:: RECORDED DATA

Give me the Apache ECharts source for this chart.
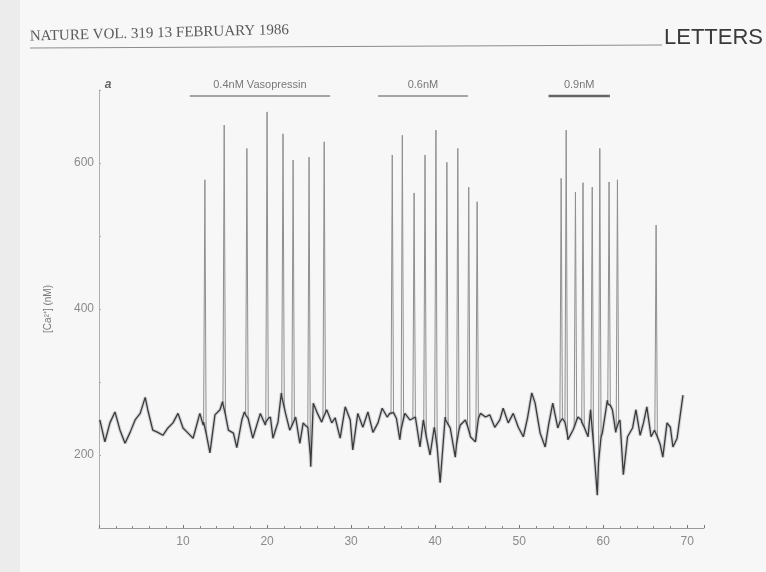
<!DOCTYPE html>
<html>
<head>
<meta charset="utf-8">
<script src="https://cdn.jsdelivr.net/npm/echarts@6/dist/echarts.min.js"></script>
<style>
  html, body { margin: 0; padding: 0; background: #f7f7f7; }
  #chart { width: 766px; height: 572px; }
</style>
</head>
<body>
<div id="chart"></div>
<script>
// time (min) and baseline [Ca2+] (nM)
const traceT = [0.1, 0.7, 1.3, 1.9, 2.5, 3.1, 3.7, 4.3, 4.9, 5.5, 5.8, 6.4, 7.0, 7.6, 8.2, 8.8, 9.4, 10.0,
  10.6, 11.2, 12.0, 12.4, 13.2, 13.8, 14.4, 14.7, 15.4, 16.0, 16.4, 17.0, 17.3, 17.9, 18.3, 19.2, 19.8,
  20.4, 20.7, 21.3, 21.7, 22.2, 22.7, 23.4, 23.9, 24.3, 24.6, 25.2, 25.5, 26.0, 26.5, 27.1, 27.7, 28.1,
  28.7, 29.3, 29.9, 30.2, 30.8, 31.4, 32.0, 32.6, 33.2, 33.7, 34.3, 34.6, 35.4, 35.8, 36.4, 37.0, 37.7,
  38.2, 38.6, 39.4, 39.9, 40.6, 41.2, 41.8, 42.4, 43.0, 43.6, 44.2, 44.8, 45.4, 46.0, 46.5, 47.1, 47.7,
  48.1, 48.7, 49.3, 49.9, 50.5, 51.0, 51.5, 51.9, 52.5, 53.1, 53.5, 54.0, 54.6, 55.2, 55.8, 56.4, 57.0,
  57.4, 58.2, 58.5, 59.3, 59.9, 60.5, 61.1, 61.5, 62.0, 62.4, 62.9, 63.5, 63.9, 64.4, 64.8, 65.2, 65.7,
  66.1, 66.8, 67.1, 67.6, 68.0, 68.3, 68.8, 69.2, 69.5]
const traceCa = [248, 218, 244, 259, 234, 216, 231, 248, 257, 279, 262, 234, 231, 227, 237, 244, 257, 237,
  230, 223, 257, 241, 203, 255, 262, 273, 234, 230, 210, 248, 259, 248, 223, 257, 241,
  252, 223, 245, 285, 257, 234, 252, 216, 244, 240, 184, 271, 257, 245, 262, 244, 251,
  223, 266, 248, 207, 257, 238, 259, 231, 244, 264, 252, 257, 250, 221, 257, 248, 252,
  211, 248, 200, 238, 162, 252, 237, 197, 241, 248, 225, 218, 257, 252, 255, 238, 248,
  264, 244, 257, 238, 225, 251, 285, 271, 230, 211, 241, 271, 237, 252, 221, 234, 252,
  248, 225, 262, 145, 230, 275, 262, 231, 248, 173, 225, 237, 262, 227, 244, 266, 225,
  234, 214, 197, 244, 238, 211, 223, 257, 282]

// transient spikes: time, peak, and trace level just before / after each one
const spikeT = [12.6, 14.9, 17.6, 20.0, 21.9, 23.1, 25.0, 26.8,
  34.9, 36.1, 37.5, 38.8, 40.1, 41.4, 42.7, 44.0, 45.0,
  55.0, 55.6, 56.7, 57.6, 58.7, 59.6, 60.7, 61.7, 66.3]
const spikePeak = [577, 652, 620, 670, 640, 604, 608, 629,
  611, 638, 559, 611, 645, 601, 620, 567, 547,
  579, 645, 560, 573, 567, 620, 574, 577, 515]
const spikeFootPre = [245, 270, 255, 245, 280, 240, 238, 250,
  255, 235, 250, 245, 235, 248, 215, 240, 220,
  245, 245, 238, 245, 255, 190, 270, 235, 232]
const spikeFootPost = [230, 255, 250, 250, 265, 248, 200, 258,
  258, 250, 252, 225, 210, 242, 235, 228, 250,
  250, 228, 248, 238, 215, 225, 268, 245, 225]

// vasopressin applications
const doses = ['0.4nM Vasopressin', '0.6nM', '0.9nM']
const doseStart = [10.8, 33.2, 53.5]
const doseEnd = [27.5, 43.9, 60.8]

const xTickLabels = [10, 20, 30, 40, 50, 60, 70]
const yTickLabels = [200, 400, 600]

const halfWidth = 0.15
const spikes = spikeT.map((t, i) => ({
  coords: [[t - halfWidth, spikeFootPre[i]], [t, spikePeak[i]], [t + halfWidth, spikeFootPost[i]]]
}))
const trace = traceT.map((t, i) => [t, traceCa[i]])
  .concat(spikeT.map((t, i) => [t - halfWidth, spikeFootPre[i]]))
  .concat(spikeT.map((t, i) => [t + halfWidth, spikeFootPost[i]]))
  .sort((a, b) => a[0] - b[0])

const grey = '#8a8a8a'
const myChart = echarts.init(document.getElementById('chart'))
myChart.setOption({
  backgroundColor: '#f7f7f7',
  animation: false,
  grid: { left: 99, right: 62, top: 90, bottom: 44 },
  xAxis: {
    type: 'value',
    min: 0,
    max: 72,
    interval: 10,
    axisLine: { lineStyle: { color: '#9a9a9a', width: 1 } },
    axisTick: { inside: true, length: 3, lineStyle: { color: '#777' } },
    minorTick: { show: true, splitNumber: 5, length: 2, lineStyle: { color: '#888' } },
    splitLine: { show: false },
    axisLabel: {
      color: grey,
      fontSize: 12,
      fontFamily: 'Liberation Sans',
      margin: 8,
      formatter: v => (xTickLabels.includes(v) ? String(v) : '')
    }
  },
  yAxis: {
    type: 'value',
    min: 100,
    max: 700,
    interval: 100,
    name: '[Ca²⁺] (nM)',
    nameLocation: 'middle',
    nameGap: 46,
    nameTextStyle: { color: '#777', fontSize: 10, fontFamily: 'Liberation Sans' },
    axisLine: { show: true, lineStyle: { color: '#b0b0b0', width: 1 } },
    axisTick: { show: true, inside: true, length: 2, lineStyle: { color: '#aaa' } },
    splitLine: { show: false },
    axisLabel: {
      color: grey,
      fontSize: 12,
      fontFamily: 'Liberation Sans',
      margin: 5,
      formatter: v => (yTickLabels.includes(v) ? String(v) : '')
    }
  },
  series: [
    {
      type: 'lines',
      coordinateSystem: 'cartesian2d',
      polyline: true,
      data: spikes,
      lineStyle: { color: '#8f8f8f', width: 1, opacity: 1 },
      z: 1
    },
    {
      // soft halo under the trace, like the blur of the scan
      type: 'line',
      data: trace,
      showSymbol: false,
      silent: true,
      lineStyle: { color: '#8a8f99', width: 3.5, opacity: 0.35 },
      z: 2
    },
    {
      type: 'line',
      data: trace,
      showSymbol: false,
      lineStyle: { color: '#3a3a3a', width: 1.3 },
      z: 3
    }
  ]
})

// header and dose bars
const graphics = [
  { type: 'rect', shape: { x: 0, y: 0, width: 20, height: 572 }, style: { fill: '#ececec' }, z: -1 },
  {
    type: 'text', x: 30, y: 44, rotation: 0.025,
    style: { text: 'NATURE VOL. 319 13 FEBRUARY 1986', fill: '#5a5a5a', font: '15px "Liberation Serif"', textVerticalAlign: 'bottom' }
  },
  {
    type: 'line', shape: { x1: 30, y1: 48, x2: 662, y2: 45 },
    style: { stroke: '#8c8c8c', lineWidth: 1 }
  },
  {
    type: 'text', x: 664, y: 49,
    style: { text: 'LETTERS', fill: '#3a3a3a', font: '22px "Liberation Sans"', textVerticalAlign: 'bottom' }
  },
  {
    type: 'text', x: 108, y: 85,
    style: { text: 'a', fill: '#666', font: 'italic bold 12px "Liberation Sans"', textAlign: 'center', textVerticalAlign: 'middle' }
  }
]
doses.forEach((label, i) => {
  const x1 = myChart.convertToPixel({ xAxisIndex: 0 }, doseStart[i])
  const x2 = myChart.convertToPixel({ xAxisIndex: 0 }, doseEnd[i])
  graphics.push({
    type: 'line', shape: { x1: x1, y1: 96, x2: x2, y2: 96 },
    style: { stroke: i === 2 ? '#666' : '#8a8a8a', lineWidth: i === 2 ? 2.5 : 1.5 }
  })
  graphics.push({
    type: 'text', x: (x1 + x2) / 2, y: 85,
    style: { text: label, fill: '#777', font: '11px "Liberation Sans"', textAlign: 'center', textVerticalAlign: 'middle' }
  })
})
myChart.setOption({ graphic: graphics })
</script>
</body>
</html>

::::

Starting at the first line of the material, output exactly the lines up to and including the one with "234, 214, 197, 244, 238, 211, 223, 257, 282]". Do not include the pictures.

[WRITTEN ANSWER]
Give me the Apache ECharts source for this chart.
<!DOCTYPE html>
<html>
<head>
<meta charset="utf-8">
<script src="https://cdn.jsdelivr.net/npm/echarts@6/dist/echarts.min.js"></script>
<style>
  html, body { margin: 0; padding: 0; background: #f7f7f7; }
  #chart { width: 766px; height: 572px; }
</style>
</head>
<body>
<div id="chart"></div>
<script>
// time (min) and baseline [Ca2+] (nM)
const traceT = [0.1, 0.7, 1.3, 1.9, 2.5, 3.1, 3.7, 4.3, 4.9, 5.5, 5.8, 6.4, 7.0, 7.6, 8.2, 8.8, 9.4, 10.0,
  10.6, 11.2, 12.0, 12.4, 13.2, 13.8, 14.4, 14.7, 15.4, 16.0, 16.4, 17.0, 17.3, 17.9, 18.3, 19.2, 19.8,
  20.4, 20.7, 21.3, 21.7, 22.2, 22.7, 23.4, 23.9, 24.3, 24.6, 25.2, 25.5, 26.0, 26.5, 27.1, 27.7, 28.1,
  28.7, 29.3, 29.9, 30.2, 30.8, 31.4, 32.0, 32.6, 33.2, 33.7, 34.3, 34.6, 35.4, 35.8, 36.4, 37.0, 37.7,
  38.2, 38.6, 39.4, 39.9, 40.6, 41.2, 41.8, 42.4, 43.0, 43.6, 44.2, 44.8, 45.4, 46.0, 46.5, 47.1, 47.7,
  48.1, 48.7, 49.3, 49.9, 50.5, 51.0, 51.5, 51.9, 52.5, 53.1, 53.5, 54.0, 54.6, 55.2, 55.8, 56.4, 57.0,
  57.4, 58.2, 58.5, 59.3, 59.9, 60.5, 61.1, 61.5, 62.0, 62.4, 62.9, 63.5, 63.9, 64.4, 64.8, 65.2, 65.7,
  66.1, 66.8, 67.1, 67.6, 68.0, 68.3, 68.8, 69.2, 69.5]
const traceCa = [248, 218, 244, 259, 234, 216, 231, 248, 257, 279, 262, 234, 231, 227, 237, 244, 257, 237,
  230, 223, 257, 241, 203, 255, 262, 273, 234, 230, 210, 248, 259, 248, 223, 257, 241,
  252, 223, 245, 285, 257, 234, 252, 216, 244, 240, 184, 271, 257, 245, 262, 244, 251,
  223, 266, 248, 207, 257, 238, 259, 231, 244, 264, 252, 257, 250, 221, 257, 248, 252,
  211, 248, 200, 238, 162, 252, 237, 197, 241, 248, 225, 218, 257, 252, 255, 238, 248,
  264, 244, 257, 238, 225, 251, 285, 271, 230, 211, 241, 271, 237, 252, 221, 234, 252,
  248, 225, 262, 145, 230, 275, 262, 231, 248, 173, 225, 237, 262, 227, 244, 266, 225,
  234, 214, 197, 244, 238, 211, 223, 257, 282]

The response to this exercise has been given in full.